I am a new breed of Father, like the ones that you hear about on blogs, the Father that takes time off work to care for his children, the kind that asks for Parental leave (But get’s refused by the Mother) so he can stay home and bond with the children. The kind that gets up in the middle of the night to feed his child and then goes to work 4 hours later. You know, the kind of things Mothers are proud to claim as their turf.
Now before anyone get’s defensive: I’m not a woman hater nor do I hold any animosity towards women because of my experience. You see, I was raised by a single Mom and I used the memories of a violent drunken Father to propel me into the Father I am today. I speak with my Mother every day and have moved on in my life and found someone who shares my love of life and enjoys my children.
My reasoning for this entry is that I eventually went to trial regarding the custody and access of my children. Without any abuse, arguments, or incidents, the Judge ordered sole custody of the children to my ex, and I see them 1 evening a week and every second weekend. I am not allowed to attend any of their activities and can call them only once a week at 7:30am for a 5 minute call.
This is the system which is supposed to rule in the “Children’s Best Interests” and that is the ONLY determining factor for the decision. What I want Fathers to know is that you may have little rights with your children should your relationship break down and your partner decide that they want to make you pay. If the person you married is the person who leaves you, you will not have a chance in court. If the Mother of your children decides you won’t see your children…YOU WON’T. The only way this changes is if the laws change and the perceptions of Fatherhood change.

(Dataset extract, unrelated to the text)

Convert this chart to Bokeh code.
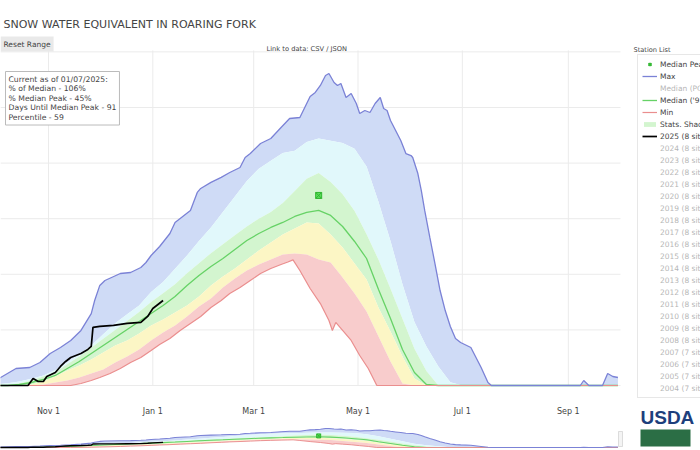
import numpy as np
import pandas as pd
from bokeh.plotting import figure
from bokeh.models import Range1d, Label, Legend, LegendItem, BoxAnnotation
from bokeh.core.properties import value
from bokeh.embed import file_html
from bokeh.resources import INLINE

# ---------------- data (days counted from start of water year) ----------------
WY_START = "2024-10-01"

grid_day = [0, 7, 14, 21, 28, 35, 42, 49, 56, 63, 70, 77, 84, 91, 98, 105, 112, 119, 126, 133,
            140, 147, 154, 161, 168, 175, 182, 189, 196, 203, 210, 217, 224, 231, 238, 245, 252,
            259, 266, 273, 280, 287, 294, 301, 308, 315, 322, 329, 336, 343, 350, 357, 364]

p90 = [0.1, 0.2, 0.35, 0.6, 0.9, 1.4, 2.1, 2.8, 3.6, 4.6, 5.6, 6.4, 7.2, 8.4, 9.3, 10.5, 11.7, 13.0,
       14.2, 15.6, 17.0, 18.4, 19.5, 20.2, 20.9, 21.1, 21.9, 22.2, 22.0, 21.8, 21.3, 19.7, 16.5, 13.0,
       9.1, 5.7, 3.5, 1.7, 0.3, 0, 0, 0, 0, 0, 0, 0, 0, 0, 0, 0, 0, 0, 0]
p70 = [0, 0.05, 0.2, 0.45, 0.8, 1.2, 1.9, 2.6, 3.4, 4.2, 5.0, 5.8, 6.6, 7.5, 8.3, 9.1, 10.1, 11.0,
       11.9, 12.7, 13.5, 14.3, 15.0, 15.6, 16.4, 17.5, 18.6, 19.1, 18.3, 17.2, 15.7, 13.6, 11.3, 8.7,
       6.0, 3.3, 1.3, 0, 0, 0, 0, 0, 0, 0, 0, 0, 0, 0, 0, 0, 0, 0, 0]
median_9120 = [0, 0, 0.09, 0.27, 0.54, 0.9, 1.53, 2.16, 2.88, 3.6, 4.32, 5.04, 5.76, 6.47, 7.19, 8.0,
               8.99, 9.89, 10.7, 11.42, 12.23, 13.04, 13.67, 14.21, 14.66, 15.2, 15.56, 15.74, 15.29,
               14.3, 12.95, 11.42, 8.63, 6.03, 3.24, 1.17, 0.09, 0, 0, 0, 0, 0, 0, 0, 0, 0, 0, 0, 0,
               0, 0, 0, 0]
p30 = [0, 0, 0, 0.09, 0.36, 0.81, 1.35, 1.8, 2.34, 2.97, 3.6, 4.05, 4.68, 5.4, 5.94, 6.56, 7.19, 8.0,
       9.0, 9.8, 10.52, 11.33, 12.14, 12.86, 13.58, 14.12, 14.66, 14.57, 13.58, 12.41, 10.97, 9.53,
       7.0, 4.86, 2.61, 0.63, 0, 0, 0, 0, 0, 0, 0, 0, 0, 0, 0, 0, 0, 0, 0, 0, 0]
p10 = [0, 0, 0, 0, 0.09, 0.27, 0.45, 0.72, 1.08, 1.44, 2.07, 2.61, 3.24, 4.05, 4.77, 5.4, 6.21, 7.1,
       7.82, 8.81, 9.62, 10.34, 10.88, 11.33, 11.78, 11.87, 11.78, 11.33, 11.06, 9.71, 8.27, 6.65,
       4.41, 2.16, 0.18, 0, 0, 0, 0, 0, 0, 0, 0, 0, 0, 0, 0, 0, 0, 0, 0, 0, 0]

max_day = [0, 3, 12, 20, 26, 32, 38, 44, 50, 56, 58, 61, 64, 73, 79, 85, 88, 91, 96, 102, 105, 108,
           114, 118, 120, 126, 132, 137, 143, 146, 149, 155, 161, 167, 172, 178, 182, 184, 187, 190,
           193, 195, 198, 200, 202, 205, 208, 211, 213, 216, 219, 222, 225, 227, 229, 231, 234, 237,
           240, 243, 244, 247, 249, 251, 254, 257, 260, 263, 266, 269, 272, 278, 284, 288, 290, 342,
           344, 347, 355, 358, 361, 364]
max_swe = [0.45, 0.72, 1.53, 1.62, 2.07, 2.88, 3.42, 4.05, 4.95, 6.47, 7.64, 9.0, 9.44, 10.07, 10.16,
           10.61, 11.06, 11.69, 12.5, 13.67, 14.66, 15.02, 15.74, 17.36, 17.72, 18.26, 18.71, 19.15,
           19.6, 20.5, 20.86, 21.76, 22.21, 23.2, 24.01, 24.1, 25.36, 25.99, 26.35, 26.98, 27.88,
           28.06, 27.25, 26.98, 27.16, 25.9, 26.26, 25.36, 24.46, 24.73, 24.55, 25.36, 25.9, 24.91,
           24.73, 23.83, 22.93, 22.03, 20.86, 20.68, 20.5, 19.06, 17.54, 15.74, 13.31, 10.97, 8.54,
           6.74, 5.31, 4.23, 3.87, 3.42, 1.62, 0.27, 0, 0, 0.45, 0, 0, 1.08, 0.81, 0.72]

min_day = [0, 44, 50, 56, 61, 67, 73, 79, 85, 91, 96, 102, 108, 114, 120, 126, 132, 137, 143, 149,
           155, 161, 167, 171, 174, 178, 184, 190, 195, 197, 199, 203, 208, 213, 218, 223, 364]
min_swe = [0, 0, 0.18, 0.45, 0.72, 1.08, 1.53, 2.07, 2.52, 3.15, 3.69, 4.23, 4.95, 5.58, 6.21, 7.01,
           7.64, 8.27, 8.81, 9.44, 10.07, 10.52, 10.88, 11.1, 11.3, 10.34, 8.72, 7.37, 5.85, 4.95,
           5.67, 4.95, 4.05, 2.7, 1.53, 0, 0]

wy2025_day = [0, 19, 22, 25, 28, 30, 35, 38, 41, 44, 50, 54, 56, 57, 61, 69, 77, 85, 89, 92, 95, 98]
wy2025_swe = [0, 0, 0.63, 0.36, 0.36, 0.81, 1.17, 1.71, 2.16, 2.52, 2.88, 3.24, 3.51, 5.22, 5.31,
              5.4, 5.58, 5.67, 6.21, 6.92, 7.28, 7.64]

median_peak_day = [189]
median_peak_swe = [17.09]

tick_dates = ["2024-11-01", "2025-01-01", "2025-03-01", "2025-05-01", "2025-07-01", "2025-09-01"]
tick_labels = ["Nov 1", "Jan 1", "Mar 1", "May 1", "Jul 1", "Sep 1"]
y_grid_vals = [0, 5, 10, 15, 20, 25, 30]

info_lines = ["Current as of 01/07/2025:", "% of Median - 106%", "% Median Peak - 45%",
              "Days Until Median Peak - 91", "Percentile - 59"]

year_labels = ["2024 (8 sites)", "2023 (8 sites)", "2022 (8 sites)", "2021 (8 sites)",
               "2020 (8 sites)", "2019 (8 sites)", "2018 (8 sites)", "2017 (8 sites)",
               "2016 (8 sites)", "2015 (8 sites)", "2014 (8 sites)", "2013 (8 sites)",
               "2012 (8 sites)", "2011 (8 sites)", "2010 (8 sites)", "2009 (8 sites)",
               "2008 (8 sites)", "2007 (7 sites)", "2006 (7 sites)", "2005 (7 sites)",
               "2004 (7 sites)"]
year_colors = ["#FFA15A", "#ab63fa", "#00cc96", "#EF553B", "#636efa", "#FECB52", "#FF97FF",
               "#B6E880", "#FF6692", "#19d3f3", "#FFA15A", "#ab63fa", "#00cc96", "#EF553B",
               "#636efa", "#FECB52", "#FF97FF", "#B6E880", "#FF6692", "#19d3f3", "#FFA15A"]

# ---------------- layout constants (canvas = frame = 700 x 450) ----------------
X_START_DAY, X_END_DAY = 2.93, 412.29      # days shown across the whole canvas width
PLOT_RIGHT_DAY = 365.5                      # right edge of the plotting area
Y_MAIN = (-5.845, 34.62)                    # inches across the whole canvas height
PLOT_TOP = 30.13                            # top edge of plotting area (inches)
Y_MINI = (-4.42, 658.7)                     # range-slider preview scale

T0 = np.datetime64(WY_START, "ms")
EPOCH_MS = float((T0 - np.datetime64("1970-01-01", "ms")).astype(np.int64))


def to_dates(days):
    return T0 + (np.array(days, dtype=float) * 86400000).astype("timedelta64[ms]")


def ms(days):
    return EPOCH_MS + days * 86400000.0


gx = to_dates(grid_day)
mx = to_dates(max_day)
nx = to_dates(min_day)
cx = to_dates(wy2025_day)
pkx = to_dates(median_peak_day)
tick_x = np.array([np.datetime64(d, "ms") for d in tick_dates])

FONT = "DejaVu Sans"
TXT = "#444444"
C_BLUE = "#cfdbf6"
C_CYAN = "#e1f8fb"
C_GREEN = "#d3f5cf"
C_YELLOW = "#fcf6c5"
C_RED = "#f8cccc"
C_MAX = "#7b82d6"
C_MED = "#66d266"
C_MIN = "#ea8e8e"
C_GRID = "#ebebeb"

p = figure(width=700, height=450, x_axis_type="datetime",
           x_range=Range1d(ms(X_START_DAY), ms(X_END_DAY)), y_range=Range1d(*Y_MAIN),
           x_axis_location=None, y_axis_location=None,
           toolbar_location=None, output_backend="svg", title=None,
           min_border_left=0, min_border_right=0, min_border_top=0, min_border_bottom=0,
           background_fill_color="white", border_fill_color="white", outline_line_color=None)
p.extra_y_ranges = {"mini": Range1d(*Y_MINI)}
for g in p.grid:
    g.visible = False

# grid lines of the plotting area
n = len(tick_x)
p.segment(x0=tick_x, y0=[0] * n, x1=tick_x, y1=[PLOT_TOP] * n, line_color=C_GRID, line_width=1)
k = len(y_grid_vals)
p.segment(x0=[ms(X_START_DAY)] * k, y0=y_grid_vals, x1=[ms(PLOT_RIGHT_DAY)] * k, y1=y_grid_vals,
          line_color=C_GRID, line_width=1)

# x tick labels
p.text(x=tick_x, y=[0] * n, text=tick_labels, y_offset=26, text_font=value(FONT),
       text_font_size="8px", text_color=TXT, text_align="center", text_baseline="middle")


def draw_series(fig, yname="default", lw=1.0, msize=6):
    kw = dict(y_range_name=yname)
    fig.patch(np.concatenate([mx, gx[::-1]]), list(max_swe) + list(p90[::-1]),
              fill_color=C_BLUE, line_color=None, **kw)
    fig.varea(x=gx, y1=p70, y2=p90, fill_color=C_CYAN, **kw)
    r_green = fig.varea(x=gx, y1=p30, y2=p70, fill_color=C_GREEN, **kw)
    fig.varea(x=gx, y1=p10, y2=p30, fill_color=C_YELLOW, **kw)
    fig.patch(np.concatenate([gx, nx[::-1]]), list(p10) + list(min_swe[::-1]),
              fill_color=C_RED, line_color=None, **kw)
    r_med = fig.line(gx, median_9120, line_color=C_MED, line_width=1.3 * lw, **kw)
    r_min = fig.line(nx, min_swe, line_color=C_MIN, line_width=1.2 * lw, **kw)
    r_max = fig.line(mx, max_swe, line_color=C_MAX, line_width=1.3 * lw, **kw)
    r_cur = fig.line(cx, wy2025_swe, line_color="black", line_width=1.7 * lw, **kw)
    r_pk = fig.scatter(pkx, median_peak_swe, marker="square_x", size=msize,
                       fill_color="#5bdc5b", line_color="#2fb52f", line_width=1, **kw)
    return dict(green=r_green, med=r_med, min=r_min, max=r_max, cur=r_cur, pk=r_pk)


R = draw_series(p)
draw_series(p, yname="mini", lw=0.8, msize=4)

r_por = p.line([], [], line_color="#bbbbbb", line_dash="4 2", line_width=1.3, visible=False)
year_r = [p.line([], [], line_color=c, line_width=1.3, visible=False) for c in year_colors]

items = [LegendItem(label="Median Peak", renderers=[R["pk"]]),
         LegendItem(label="Max", renderers=[R["max"]]),
         LegendItem(label="Median (POR)", renderers=[r_por]),
         LegendItem(label="Median ('91-'20)", renderers=[R["med"]]),
         LegendItem(label="Min", renderers=[R["min"]]),
         LegendItem(label="Stats. Shading", renderers=[R["green"]]),
         LegendItem(label="2025 (8 sites)", renderers=[R["cur"]])]
items += [LegendItem(label=l, renderers=[r]) for l, r in zip(year_labels, year_r)]

# legend location = its bottom-left corner, in px from the canvas bottom-left
legend = Legend(items=items, location=(637, 52), orientation="vertical",
                padding=4, margin=0, spacing=2, glyph_height=6, glyph_width=15,
                label_height=10, label_standoff=3, label_text_font=FONT,
                label_text_font_size="7.5px", label_text_color=TXT,
                border_line_color="#d0d0d0", border_line_width=1,
                background_fill_color="white", background_fill_alpha=1.0,
                click_policy="hide", inactive_fill_color="white", inactive_fill_alpha=0.6)
p.add_layout(legend)

# texts around the plot (screen units from the canvas bottom-left)
p.add_layout(Label(x=3, y=426, x_units="screen", y_units="screen",
                   text="SNOW WATER EQUIVALENT IN ROARING FORK", text_font=FONT,
                   text_font_size="11px", text_color=TXT, text_baseline="middle"))
p.add_layout(Label(x=0, y=406.5, x_units="screen", y_units="screen", text="Reset Range",
                   text_font=FONT, text_font_size="7.5px", text_color=TXT, text_baseline="middle",
                   background_fill_color="#e9e9e9", padding=3))
p.add_layout(Label(x=266, y=402, x_units="screen", y_units="screen",
                   text="Link to data: CSV / JSON", text_font=FONT, text_font_size="6.7px",
                   text_color=TXT, text_baseline="middle"))
p.add_layout(Label(x=633, y=401, x_units="screen", y_units="screen", text="Station List",
                   text_font=FONT, text_font_size="6.6px", text_color=TXT, text_baseline="middle"))
p.add_layout(Label(x=5, y=379, x_units="screen", y_units="screen", text="\n".join(info_lines),
                   text_font=FONT, text_font_size="7.7px", text_color=TXT, text_baseline="top",
                   text_line_height=1.07, border_line_color="#bbbbbb", border_line_width=1,
                   background_fill_color="white", padding=3))

# USDA logo
p.add_layout(Label(x=640, y=23, x_units="screen", y_units="screen", text="USDA",
                   text_font="Liberation Sans", text_font_size="19px", text_font_style="bold",
                   text_color="#1d3f7c", text_baseline="bottom"))
p.add_layout(BoxAnnotation(left=640, right=690, bottom=4, top=21, left_units="screen",
                           right_units="screen", bottom_units="screen", top_units="screen",
                           fill_color="#2b6e45", fill_alpha=1, line_color=None))
# range slider grab handle
p.add_layout(BoxAnnotation(left=618, right=622, bottom=4, top=19, left_units="screen",
                           right_units="screen", bottom_units="screen", top_units="screen",
                           fill_color="#f4f4f4", fill_alpha=1, line_color="#999999", line_width=1))

open("out.html", "w").write(file_html(p, INLINE))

I know those who are reading this are the fathers who DO make a difference in their children’s lives and who do believe in the importance of both parents actively being involved. What I am hoping to achieve is to open the eyes of all parents, fathers and mothers, to the injustice being allowed to play out in the Family Courts. An antiquated system which still believes that fathers are mere providers and mothers are nurturers. This is not so and the Laws need to change to protect the children’s right to both parents. Perhaps a presumptive shared custody amendment to ensure that no parent can use their children as pawns against the other while the arrangements are made after a relationship/marriage breakdown.
So I am asking all Fathers to stand up and demand that all children’s rights be protected in the event of a break up, whether you have the perfect marriage or not. Tell your MP in Canada or your Representative in the US that all children deserve the right to have a relationship with both parents and that no one should be permitted to hold them hostage from their parents, as a bargaining chip or used as a pawn to commit “emotional terrorism”. The “Children for Cash” Parade has to stop.

Bill is a 42 yr old happily separated Computer Geek. He lives in London, Ontario Canada and enjoys all things Geek, hockey, and raising his two young children. His new life includes a wonderful woman and her two children, Gardening and home renovations. His experience in the legal field through representing himself in court has been trying and eye opening, and he now has a goal to ensure no Father needs to go through what he has.

Best to you Bill.  Good luck in your efforts as you continue to be a champion, advocate, and crusader for fathers AND children's rights.